The major exception has been the popular series Outlander, which is filmed at the Wardpark Studios in Cumbernauld.

It has also been looking to expand to help it attract "top end productions".

Ms Davis, of Screen Scotland, said there was currently a "global production boom" driven by the rise of streaming sites such as Netflix and Amazon.

"We know the appetite is there for more space and we are feeling that both from the local industry and the global industry," she said.

Screen Scotland is inviting the private sector to come forward with proposals for the Port of Leith building.

"We will be looking at what they are offering in terms of the private sector investment," she said.

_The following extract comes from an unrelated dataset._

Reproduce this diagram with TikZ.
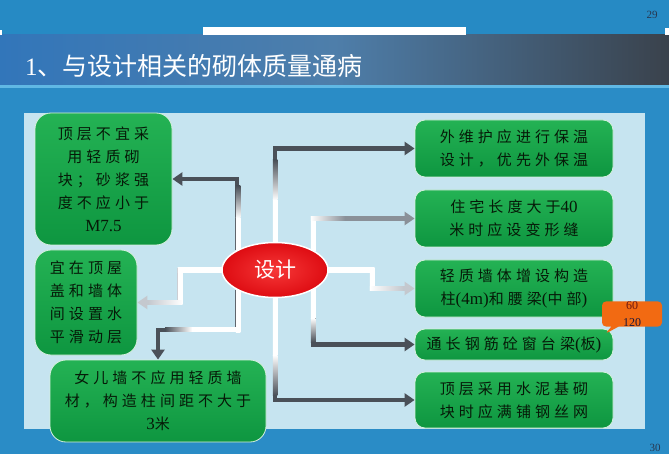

"We will also be looking at what is being asked of us as the public sector and we will be appointing somebody to run the facility in April of 2019.

"We hope that swiftly after that we will be able to have the refurbishment take place so that the studio can be operational towards the end of that year."

Ms Davis said it was "an extremely significant step forward in Scotland's desire to have a facility of this scale".

"We are very confident there is market appetite for something like this," she said.

Last month plans for another Scottish film studio were halted by a court's decision that a tenant farmer could not be removed from his land.

A £250m studio, which was to feature six huge sound stages, had been planned for about 100 acres of greenbelt in the Pentland hills outside Edinburgh.

The studio project was described by the Scottish government in 2017 as being "of national importance".

But a Scottish Land Court ruled that land from two smallholdings could not be used for the development.